Each 5-star hotel had hired a bus to take its respective patrons back to town – so nudge into the most inconspicuous line we did. Within moments, we were seated and surrounded by chattering, post-aristo Susies the entirety of the swashbuckling trip back to town. Through twisting, towering highways we blazed through endless neon lights, Mandarin billboards and daunting, darkened high-rises, the exploding skyline a reminder we were still on Mars. I pinched myself and hazily tried to read the LRB.
We arrived at the Park Hyatt a giggling troupe. Biting our respective tongues (we’d boarded the bus in shorts and flip-flops), we thanked the gracious driver and descended into the hotel lobby. In a different light, the younger matriarchs weren’t as charming as I’d originally thought; nay, the artificial luster now revealed the crease of time, the facial sorrows of social anxiety. Could it be? Were they not of royal stock? Were we not the only imposters that surreal Sunday evening in December?
What we witnessed that day were the remnants of bygone era, an age in which attitude, style and racial prerogative reigned supreme: the visceral gut of imperial order. Granted, we all love beer and horses, but some of us love them more. And in a completely different manner. Perhaps. But what if the opposite were true? What if our friends on the bus were not the August Inheritors of an Ancient Imperial Order, the incarnation of Her Majesty’s human scepter? Suppose they were the same hen-bound women smoking ciggs on that Easyjet flight to Lisbon? The more I pondered the matter, the less I could tell.

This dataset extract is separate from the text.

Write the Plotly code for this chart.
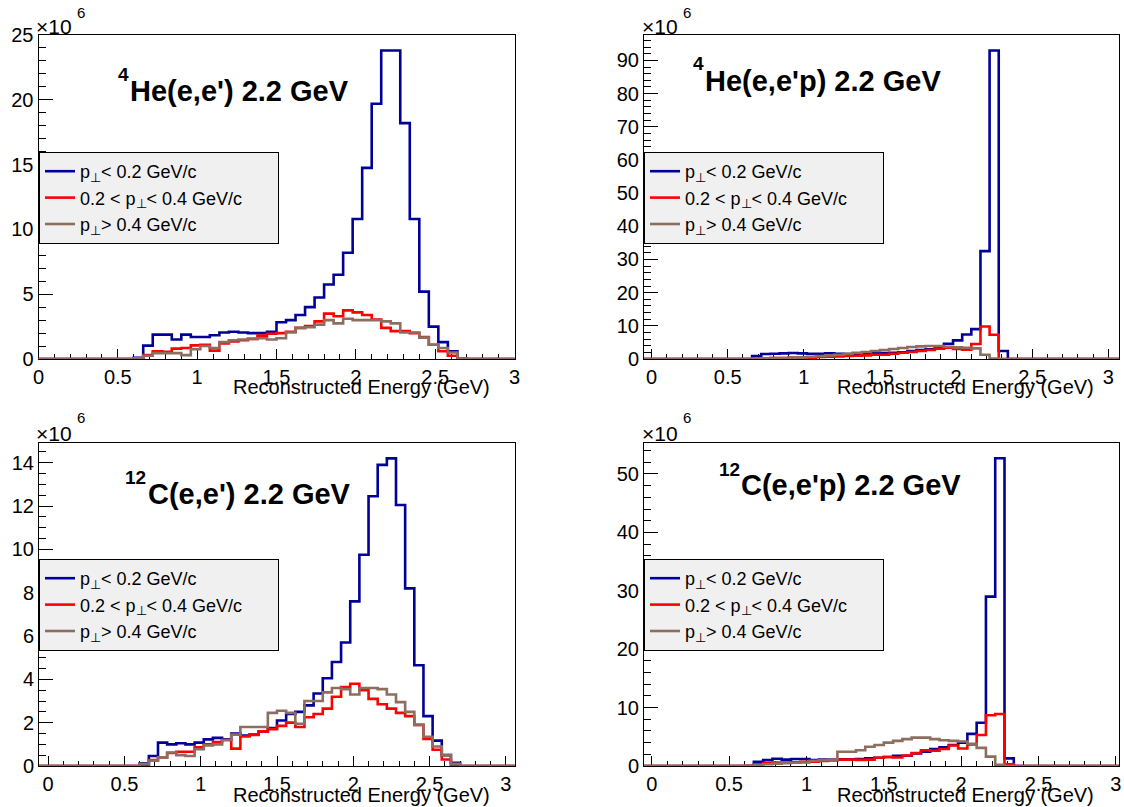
import numpy as np
import plotly.graph_objects as go

# ---------------- data (values in units of 10^6) ----------------
BIN_WIDTH = 0.06
FIRST_EDGE = 0.60          # lower edge of the first listed bin; bins run 0.60 ... 2.70
ALL_LO, ALL_HI = -0.12, 3.12

NB = "\u00a0"
labels = ["p<sub>⊥</sub>< 0.2 GeV/c",
          "0.2 < p<sub>⊥</sub>< 0.4 GeV/c" + NB * 6,
          "p<sub>⊥</sub>> 0.4 GeV/c"]

# 4He(e,e')
he_ee_low = [0.1, 1.03, 1.88, 1.88, 1.5, 1.88, 1.7, 1.7, 1.83, 2.05, 2.1, 2.05, 2.0, 2.0, 2.1,
             2.83, 3.0, 3.4, 4.0, 4.75, 5.75, 6.5, 8.2, 10.8, 14.75, 19.7, 23.8, 23.8, 18.2,
             10.8, 5.2, 2.5, 1.3, 0.6, 0.0, 0.0]
he_ee_mid = [0.05, 0.3, 0.6, 0.55, 0.8, 0.85, 1.05, 1.1, 0.65, 1.2, 1.35, 1.45, 1.55, 1.8, 1.95,
             2.0, 2.1, 2.4, 2.55, 2.9, 3.5, 3.3, 3.75, 3.6, 3.4, 3.05, 2.4, 2.15, 2.15, 2.0,
             1.7, 1.1, 0.6, 0.25, 0.0, 0.0]
he_ee_high = [0.05, 0.25, 0.45, 0.45, 0.45, 0.3, 0.75, 1.0, 0.85, 1.3, 1.45, 1.5, 1.55, 1.6, 1.5,
              1.6, 2.05, 2.4, 2.45, 2.65, 3.0, 2.75, 3.1, 3.0, 3.0, 3.0, 2.9, 2.75, 2.05, 2.05,
              1.65, 1.1, 0.85, 0.5, 0.05, 0.0]

# 4He(e,e'p)
he_eep_low = [0.0, 0.9, 1.5, 1.6, 1.7, 1.8, 1.7, 1.6, 1.6, 1.7, 1.6, 1.5, 1.5, 1.6, 1.7,
              1.8, 1.9, 2.0, 2.4, 2.7, 2.9, 3.2, 4.6, 5.6, 7.4, 9.0, 32.5, 93.0, 2.4, 0.0,
              0.0, 0.0, 0.0, 0.0, 0.0, 0.0]
he_eep_mid = [0.0, 0.1, 0.2, 0.3, 0.3, 0.4, 0.5, 0.4, 0.6, 0.7, 0.8, 0.9, 1.0, 1.1, 1.3,
              1.3, 1.6, 1.9, 2.1, 2.4, 2.7, 3.1, 3.4, 3.0, 2.8, 4.5, 9.8, 7.3, 0.0, 0.0,
              0.0, 0.0, 0.0, 0.0, 0.0, 0.0]
he_eep_high = [0.0, 0.1, 0.2, 0.3, 0.3, 0.4, 0.5, 0.7, 0.9, 1.1, 1.3, 1.6, 1.9, 2.1, 2.4,
               2.7, 3.0, 3.3, 3.6, 3.8, 3.9, 3.9, 3.7, 3.5, 3.4, 3.2, 1.3, 0.1, 0.0, 0.0,
               0.0, 0.0, 0.0, 0.0, 0.0, 0.0]

# 12C(e,e')
c_ee_low = [0.12, 0.46, 1.08, 1.0, 1.05, 1.0, 1.08, 1.23, 1.3, 1.23, 1.5, 1.4, 1.45, 1.6, 1.75,
            2.1, 2.4, 2.5, 2.8, 3.35, 4.05, 4.8, 5.7, 7.6, 9.75, 12.45, 13.9, 14.2, 12.05, 8.2,
            4.65, 2.3, 1.17, 0.5, 0.15, 0.0]
c_ee_mid = [0.05, 0.28, 0.4, 0.6, 0.66, 0.66, 0.86, 1.0, 1.1, 1.2, 0.8, 1.36, 1.43, 1.6, 1.7,
            1.85, 2.0, 1.8, 2.25, 2.4, 2.65, 3.2, 3.65, 3.8, 3.5, 3.1, 2.85, 2.65, 2.45, 2.3,
            1.9, 1.25, 0.75, 0.3, 0.05, 0.0]
c_ee_high = [0.1, 0.25, 0.4, 0.62, 0.5, 0.46, 0.77, 0.95, 1.0, 1.2, 1.45, 1.8, 1.8, 1.8, 2.45,
             2.55, 2.45, 1.95, 3.0, 3.0, 3.4, 3.6, 3.55, 3.3, 3.6, 3.6, 3.55, 3.3, 2.95, 2.5,
             1.9, 1.35, 0.9, 0.5, 0.1, 0.0]

# 12C(e,e'p)
c_eep_low = [0.0, 0.74, 1.0, 1.25, 1.1, 1.2, 1.2, 1.0, 1.1, 1.1, 1.15, 1.15, 1.2, 1.3, 1.4,
             1.55, 1.75, 1.75, 2.15, 2.45, 2.9, 3.2, 3.6, 4.0, 5.5, 7.4, 29.0, 52.7, 1.3, 0.0,
             0.0, 0.0, 0.0, 0.0, 0.0, 0.0]
c_eep_mid = [0.05, 0.3, 0.5, 0.6, 0.6, 0.65, 0.7, 0.75, 0.85, 0.95, 1.1, 1.1, 1.05, 1.1, 1.4,
             1.55, 1.45, 1.8, 2.2, 2.7, 2.6, 2.9, 3.5, 3.0, 3.7, 5.3, 8.7, 8.9, 0.3, 0.0,
             0.0, 0.0, 0.0, 0.0, 0.0, 0.0]
c_eep_high = [0.05, 0.15, 0.3, 0.4, 0.5, 0.55, 0.6, 0.9, 1.0, 1.1, 2.45, 2.45, 2.7, 3.3, 3.6,
              4.0, 4.3, 4.6, 4.85, 4.85, 4.6, 4.4, 4.3, 4.2, 3.8, 3.1, 1.6, 0.2, 0.0, 0.0,
              0.0, 0.0, 0.0, 0.0, 0.0, 0.0]

# ---------------- layout constants ----------------
W, H = 1124, 807
FONT = "Liberation Sans, Arial, Helvetica, sans-serif"
COLORS = ["#000099", "#ff0000", "#8c6d5e"]
LINE_W = 2.6
TICK_FS = 20
LEG_FS = 18

panels = [
    dict(series=[he_ee_low, he_ee_mid, he_ee_high], frame=(38.5, 35, 514.5, 359),
         xr=[0.0, 3.0], yr=[0, 25.0], ydt=5, ymin=1,
         sup="4", sup_xy=(116, 74), title="He(e,e') 2.2 GeV", title_xy=(128, 91),
         leg_xy=(39, 152), xt_xy=(492, 387), x10_xy=(34, 27), six_xy=(75, 12)),
    dict(series=[he_eep_low, he_eep_mid, he_eep_high], frame=(644, 35, 1119, 359),
         xr=[-0.05, 3.07], yr=[0, 97.65], ydt=10, ymin=2,
         sup="4", sup_xy=(691, 64), title="He(e,e'p) 2.2 GeV", title_xy=(703, 81),
         leg_xy=(644, 152), xt_xy=(1096, 387), x10_xy=(640, 27), six_xy=(681, 12)),
    dict(series=[c_ee_low, c_ee_mid, c_ee_high], frame=(39, 443, 515, 766),
         xr=[-0.06, 3.06], yr=[0, 14.91], ydt=2, ymin=0.5,
         sup="12", sup_xy=(123, 478), title="C(e,e') 2.2 GeV", title_xy=(146, 494),
         leg_xy=(39, 559), xt_xy=(492, 795), x10_xy=(34, 433), six_xy=(75, 417)),
    dict(series=[c_eep_low, c_eep_mid, c_eep_high], frame=(644, 443, 1119, 766),
         xr=[-0.05, 3.02], yr=[0, 55.3], ydt=10, ymin=2,
         sup="12", sup_xy=(717, 469), title="C(e,e'p) 2.2 GeV", title_xy=(739, 485),
         leg_xy=(644, 559), xt_xy=(1096, 795), x10_xy=(640, 433), six_xy=(681, 417)),
]


def hist_xy(vals):
    """Step outline over the full axis span; listed bins padded with empty bins."""
    n_before = int(round((FIRST_EDGE - ALL_LO) / BIN_WIDTH))
    n_total = int(round((ALL_HI - ALL_LO) / BIN_WIDTH))
    n_after = n_total - n_before - len(vals)
    y = [0.0] * n_before + list(vals) + [0.0] * n_after
    edges = np.round(ALL_LO + BIN_WIDTH * np.arange(n_total + 1), 4)
    return edges, y + [y[-1]]


def px(x):
    return x / W


def py(y):
    return 1 - y / H


fig = go.Figure()
annotations = []
layout_kw = {}

for i, p in enumerate(panels):
    n = "" if i == 0 else str(i + 1)
    leg = "legend" if i == 0 else f"legend{i + 1}"
    for k, (vals, col, lab) in enumerate(zip(p["series"], COLORS, labels)):
        xs, ys = hist_xy(vals)
        fig.add_trace(go.Scatter(
            x=xs, y=ys, mode="lines", name=lab,
            line=dict(color=col, width=LINE_W, shape="hv"),
            xaxis="x" + n, yaxis="y" + n, legend=leg, showlegend=True,
            hoverinfo="skip"))
    x0, y0, x1, y1 = p["frame"]
    layout_kw["xaxis" + n] = dict(
        domain=[px(x0), px(x1)], range=p["xr"], anchor="y" + n,
        showline=True, linecolor="black", linewidth=1, mirror=True,
        ticks="inside", ticklen=10, tickwidth=1, tickcolor="black",
        tick0=0, dtick=0.5, automargin=False,
        minor=dict(ticks="inside", ticklen=5, tickwidth=1, tickcolor="black", dtick=0.1, tick0=0),
        showgrid=False, zeroline=False, layer="below traces",
        tickfont=dict(family=FONT, size=TICK_FS, color="black"), fixedrange=True)
    layout_kw["yaxis" + n] = dict(
        domain=[py(y1), py(y0)], range=p["yr"], anchor="x" + n,
        showline=True, linecolor="black", linewidth=1, mirror=True,
        ticks="inside", ticklen=14, tickwidth=1, tickcolor="black",
        tick0=0, dtick=p["ydt"], automargin=False,
        minor=dict(ticks="inside", ticklen=7, tickwidth=1, tickcolor="black", dtick=p["ymin"], tick0=0),
        showgrid=False, zeroline=False, layer="below traces",
        tickfont=dict(family=FONT, size=TICK_FS, color="black"), fixedrange=True)
    lx, ly = p["leg_xy"]
    layout_kw[leg] = dict(
        x=px(lx), y=py(ly), xanchor="left", yanchor="top", xref="paper", yref="paper",
        bgcolor="#f0f0f0", bordercolor="black", borderwidth=1,
        font=dict(family=FONT, size=LEG_FS, color="black"), tracegroupgap=0,
        itemclick=False, itemdoubleclick=False)
    # title with superscript isotope number
    sx, sy = p["sup_xy"]
    annotations.append(dict(text=f"<b>{p['sup']}</b>", x=px(sx), y=py(sy), xref="paper", yref="paper",
                            xanchor="left", yanchor="middle", showarrow=False,
                            font=dict(family=FONT, size=19, color="black")))
    tx, ty = p["title_xy"]
    annotations.append(dict(text=f"<b>{p['title']}</b>", x=px(tx), y=py(ty), xref="paper", yref="paper",
                            xanchor="left", yanchor="middle", showarrow=False,
                            font=dict(family=FONT, size=29, color="black")))
    # x axis title (right aligned, ROOT style)
    xx, xy = p["xt_xy"]
    annotations.append(dict(text="Reconstructed Energy (GeV)", x=px(xx), y=py(xy), xref="paper", yref="paper",
                            xanchor="right", yanchor="middle", showarrow=False,
                            font=dict(family=FONT, size=20, color="black")))
    # exponent label
    ex, ey = p["x10_xy"]
    annotations.append(dict(text="×10", x=px(ex), y=py(ey), xref="paper", yref="paper",
                            xanchor="left", yanchor="middle", showarrow=False,
                            font=dict(family=FONT, size=21, color="black")))
    sx6, sy6 = p["six_xy"]
    annotations.append(dict(text="6", x=px(sx6), y=py(sy6), xref="paper", yref="paper",
                            xanchor="left", yanchor="middle", showarrow=False,
                            font=dict(family=FONT, size=15, color="black")))

fig.update_layout(
    width=W, height=H, margin=dict(l=0, r=0, t=0, b=0, pad=0, autoexpand=False),
    paper_bgcolor="white", plot_bgcolor="white",
    hovermode=False, annotations=annotations, **layout_kw)

fig.write_html("out.html", config={"displayModeBar": False},
               post_script="document.body.style.margin='0px';document.body.style.padding='0px';")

In the end, we went for Thai and a tallboy down the road in Wan Chai, the city’s charmingly grotesque red-light district (partially) awash in balding, blustering, bulging, horny middle-aged men from Aus and the British Isles. A hundred years ago they’d be sailing into port to burn down the Summer Palace and scheme on listless Chinese girls. Today, they pry on off-duty Filipino domestic workers and throw popcorn at the television screen. Outside of 711 strut the corpulent West African sidewalksters, perennial fixtures of the night. A gutted Belgian strolled by; he seemed to know them all by name.